Bike Trails Aren't Enough

Guest Opinion
Matt Petty
If you appreciate the bike trails in Fayetteville, but you find yourself driving more often than not, you aren’t alone. Unless you live close to a trail and reaching your destination is convenient, it probably makes more sense for you to drive. Riding a bicycle is supposed to be a relaxing, joyous activity, but that ends once you have to leave the trail and ride in traffic.
For casual riders, there are three criteria which a prospective ride must meet before most people will even consider using a bicycle to reach a destination: safety from traffic, general comfort, and a clear route. Trails are fantastic at addressing each of these, but what if a trail won’t take you all the way to your destination? It’s a good question, and it’s not one Fayetteville’s Alternative Transportation Plan answers.

Think to yourself: what route would you ride to get from the Fayetteville High School to Gulley Park on East Township?

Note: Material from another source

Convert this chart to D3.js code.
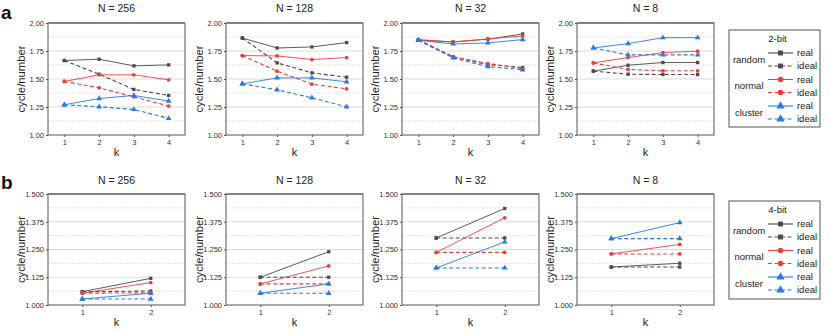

If a clear route that connects the trails, avoids the hills, and uses side streets to keep you out of traffic doesn’t immediately come to mind, the prospect of riding can be a little intimidating. That’s a problem.

Bentonville, our neighbor to the north, already has a working system of bicycle routes that makes it easy to travel to and from key locations.

They have the Blue Route, the Pink Route, and Red Route, and half a dozen other named routes with signs that any person on a bicycle can follow.

The directions to get from a South Bentonville neighborhood to Crystal Bridges go something like this: “Get on the Teal Route, then follow the signs to the Orange Route and then to the Crystal Bridges Trail.” Seems simple enough, right?

Now, I don’t think Bentonville is doing a particularly good job of making these routes safe or comfortable; there aren’t even bike lanes. Yet at least the routes are clear, something cyclists appreciate even if casual riders still feel unsafe in the traffic. When this idea is done well, the routes are called “bicycle boulevards” or “neighborhood greenways,” and they supplement a trail system by incorporating signs, bike lanes, protected street crossings, landscaping, and other features that make the routes comfortable, safe, and clear.

Until getting to and from a trail is safe enough, comfortable enough, and clear enough for a family with elementary- and toddler-age children, most people will still elect to drive. Building greenways costs less per mile than building trails, and construction takes less time; so why aren’t greenways a part of Fayetteville’s plan?

Do greenways have a place in Fayetteville's future? Tell us on www.facebook.com/freekly.

It’s a chicken-and-the-egg question, with part of the answer being that we needed to build a “backbone” to our trail system before building greenways made sense. Now that we have that backbone, it’s time to start building greenways and connecting our neighborhoods to the trails. Trail development shouldn’t stop, but our strategy to encourage bicycle adoption should be amended to remove the burden of route planning from individuals and families. Until then, casual riders will stay in their cars.